▶ **What you will do**
Only the lines holding the string "this" are needed. Copy each one.

--- START OF Task material ---

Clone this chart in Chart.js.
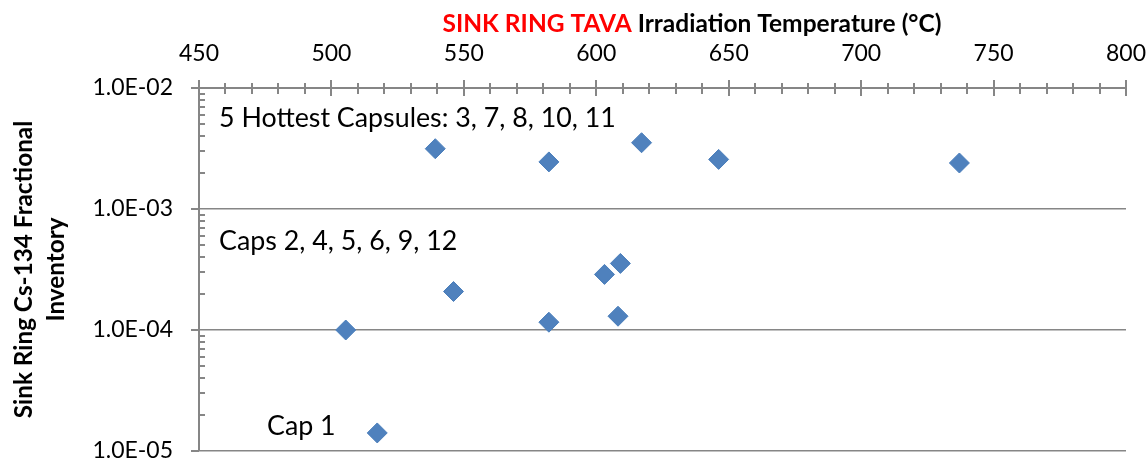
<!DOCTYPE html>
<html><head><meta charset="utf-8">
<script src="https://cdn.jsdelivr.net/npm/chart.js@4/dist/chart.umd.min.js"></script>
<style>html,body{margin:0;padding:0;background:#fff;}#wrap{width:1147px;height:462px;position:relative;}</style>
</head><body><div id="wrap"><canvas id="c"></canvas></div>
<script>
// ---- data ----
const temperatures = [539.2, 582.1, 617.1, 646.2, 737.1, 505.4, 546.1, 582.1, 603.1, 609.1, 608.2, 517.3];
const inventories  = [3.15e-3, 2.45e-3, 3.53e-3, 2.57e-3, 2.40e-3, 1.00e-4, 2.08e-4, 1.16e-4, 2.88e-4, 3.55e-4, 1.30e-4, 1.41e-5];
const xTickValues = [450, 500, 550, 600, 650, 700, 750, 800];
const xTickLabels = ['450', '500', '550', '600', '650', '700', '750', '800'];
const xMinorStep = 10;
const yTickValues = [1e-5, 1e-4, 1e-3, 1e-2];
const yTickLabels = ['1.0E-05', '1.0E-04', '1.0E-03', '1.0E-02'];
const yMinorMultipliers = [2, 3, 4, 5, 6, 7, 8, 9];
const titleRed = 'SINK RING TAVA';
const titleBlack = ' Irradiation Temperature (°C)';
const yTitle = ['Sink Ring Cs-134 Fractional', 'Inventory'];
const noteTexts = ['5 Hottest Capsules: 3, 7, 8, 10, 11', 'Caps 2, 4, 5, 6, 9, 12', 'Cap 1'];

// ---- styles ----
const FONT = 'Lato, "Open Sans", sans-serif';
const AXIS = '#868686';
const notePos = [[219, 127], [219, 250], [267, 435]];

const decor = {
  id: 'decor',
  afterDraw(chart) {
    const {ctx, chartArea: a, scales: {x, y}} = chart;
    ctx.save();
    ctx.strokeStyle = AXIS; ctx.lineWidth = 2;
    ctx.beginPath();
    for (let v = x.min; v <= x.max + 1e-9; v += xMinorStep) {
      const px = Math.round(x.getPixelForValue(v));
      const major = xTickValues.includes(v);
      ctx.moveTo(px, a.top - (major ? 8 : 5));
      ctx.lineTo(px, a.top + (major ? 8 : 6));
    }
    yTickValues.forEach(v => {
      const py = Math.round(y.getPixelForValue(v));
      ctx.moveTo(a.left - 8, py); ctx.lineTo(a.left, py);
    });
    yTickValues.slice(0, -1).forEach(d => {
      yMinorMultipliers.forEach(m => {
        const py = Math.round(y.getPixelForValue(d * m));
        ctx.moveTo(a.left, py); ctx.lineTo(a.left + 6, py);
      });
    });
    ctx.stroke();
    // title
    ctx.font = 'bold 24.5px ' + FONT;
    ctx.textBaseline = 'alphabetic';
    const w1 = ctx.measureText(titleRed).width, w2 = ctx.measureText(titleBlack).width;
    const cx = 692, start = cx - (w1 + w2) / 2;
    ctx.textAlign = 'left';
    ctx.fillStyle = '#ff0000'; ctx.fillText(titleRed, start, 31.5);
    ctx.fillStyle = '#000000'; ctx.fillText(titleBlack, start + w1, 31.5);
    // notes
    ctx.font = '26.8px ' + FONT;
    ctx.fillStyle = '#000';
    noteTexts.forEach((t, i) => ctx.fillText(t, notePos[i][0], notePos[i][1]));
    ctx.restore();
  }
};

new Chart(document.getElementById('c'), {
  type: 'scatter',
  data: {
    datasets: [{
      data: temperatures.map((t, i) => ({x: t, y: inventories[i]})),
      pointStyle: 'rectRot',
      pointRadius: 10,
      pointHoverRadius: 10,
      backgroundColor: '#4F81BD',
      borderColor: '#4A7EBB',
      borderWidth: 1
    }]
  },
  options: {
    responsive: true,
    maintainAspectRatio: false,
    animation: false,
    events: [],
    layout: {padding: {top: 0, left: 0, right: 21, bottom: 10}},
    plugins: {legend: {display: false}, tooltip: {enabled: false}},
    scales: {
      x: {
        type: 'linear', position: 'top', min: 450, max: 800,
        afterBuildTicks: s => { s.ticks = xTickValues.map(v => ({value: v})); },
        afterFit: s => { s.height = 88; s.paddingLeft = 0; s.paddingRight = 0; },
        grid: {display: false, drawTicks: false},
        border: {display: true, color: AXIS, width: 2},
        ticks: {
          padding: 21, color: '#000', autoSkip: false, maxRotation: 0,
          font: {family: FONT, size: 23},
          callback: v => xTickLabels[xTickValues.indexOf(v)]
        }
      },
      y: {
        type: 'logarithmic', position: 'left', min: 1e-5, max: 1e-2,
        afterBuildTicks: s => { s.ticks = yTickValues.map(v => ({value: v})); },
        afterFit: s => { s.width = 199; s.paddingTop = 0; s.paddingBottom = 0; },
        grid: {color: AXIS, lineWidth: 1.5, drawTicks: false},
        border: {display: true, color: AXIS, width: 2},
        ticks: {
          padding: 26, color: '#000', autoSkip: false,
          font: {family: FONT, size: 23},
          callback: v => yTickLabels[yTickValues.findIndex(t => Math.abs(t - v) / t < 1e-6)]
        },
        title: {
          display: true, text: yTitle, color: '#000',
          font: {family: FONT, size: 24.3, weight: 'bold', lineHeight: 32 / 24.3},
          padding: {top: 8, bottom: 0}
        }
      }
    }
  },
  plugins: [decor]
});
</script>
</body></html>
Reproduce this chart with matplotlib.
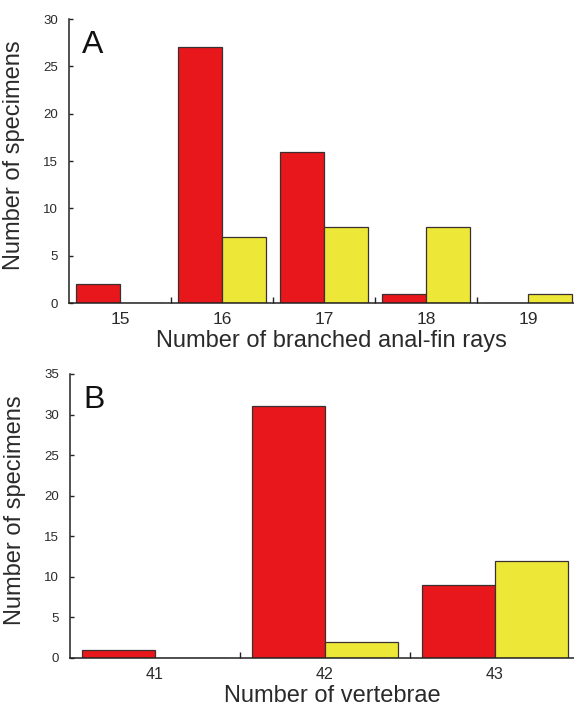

--- END OF Task material ---

▶ **Output of the task**
Clone this chart in Chart.js.
Reproduce this chart with matplotlib.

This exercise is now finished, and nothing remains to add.